Wednesday, January 31, 2018

Of life, death, and loss of a loved one

Photo of 19th century letter
In pioneer days, communication was by letter and telegram.
Today, we use text messages, email, and phone calls.
Photo credit: Gerri Bauer
In some ways, we're not so different than the pioneers. Many modern Floridians live far from extended family. When a loved one dies, we communicate by text message, emails, and phone calls instead of by letter or telegram. But the message, the hurt, and the feeling of loss are the same. The distance from close kin produces aches atop the existing sadness.

Another similarity shows up in how neighbors step in to help in the absence of family. If you're lucky enough to have a supportive spouse, good friends, and helpful neighbors, you're blessed. I am. 

This all came home for me ten days ago, when I lost my beloved mother. Next steps and care for my elderly father landed on me with an urgency. My nearest sibling lives more than 700 miles away, the others more than 1,000. Even I live 75 miles from the town my parents were in during their final years.

Like in pioneer days, distant people aren't always able to drop and run when and where needed. Then, transportation difficulties ensued. Today, our unfeeling world interferes. In both eras, financial and health matters factored in. Let's just say I'm grateful 75 miles is nothing today, in terms of distance. I glad I am and was available to the man and woman who raised me with love.

My husband, friends, and neighbors, both in my town and my parents' town, have propped me up with their care and help, just as spouses, friends, and neighbors did in pioneer days. Had the Lord granted earthly life to the two children I lost to miscarriages, I'm sure they, too, would have been by my side, as children in the past were with their parents. As children are today. 

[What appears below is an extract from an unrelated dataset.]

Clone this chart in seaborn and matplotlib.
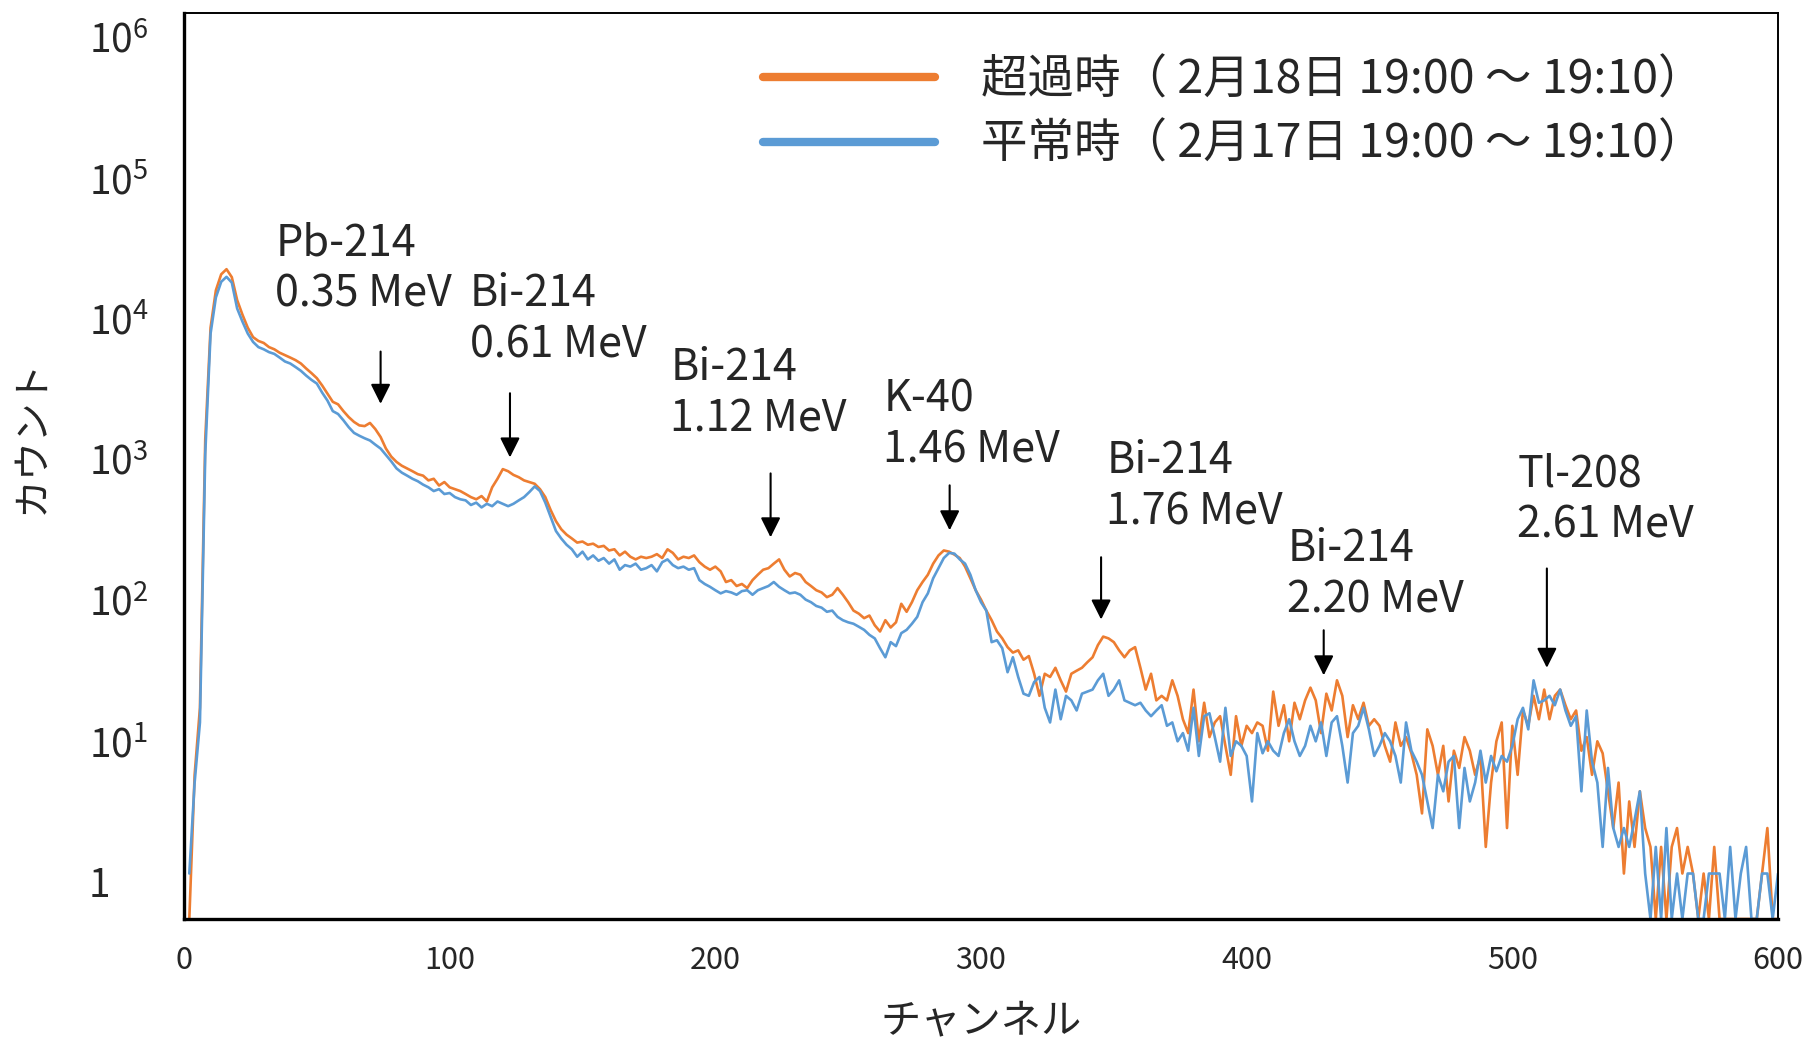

My mother loved flowers. Maybe that's why the floral aspects of pioneer accounts of local deaths stay with me. In an 1878 letter to her son, who lived more than 1,000 miles away, DeLand innkeeper Lucy Mead Parce wrote about how a coffin was trimmed. The account is from The Parce Letters: Voices From the Past (Gerri Giovanelli Bauer, West Volusia Historical Society, 2004).  
"Mrs. Thomas's baby (4 weeks old) died last night. Miss Deane sent over for me to come and help trim the coffin last evening. We have some beautiful fine white wildflowers & I made a wreath and cross of those & geranium leaves."
In her memoir, Pioneering in Hillsborough County, Fla. (Daniels Publishers, 1972), Clyde Mansell Gibson mentioned flowers in a recounting of her Aunt Emma's 1900 death. The six-year-old Clyde and her siblings and mother:
"... cut all the flowers we had and took them to Miss Grace and her mother to arrange in wreaths and other floral arrangements. They used a lot of arbor vitae for greenery and made everything look beautiful because Aunt Emma was a lover of flowers and had coral vine and honeysuckle growing at either end of the front porch." (40)
Bereavement flowers today are factory farmed and corporately arranged. They're beautiful with a sanitized perfection light years from the messiness of real life. My mother loved sweet peas. I plan to plant them on her grave.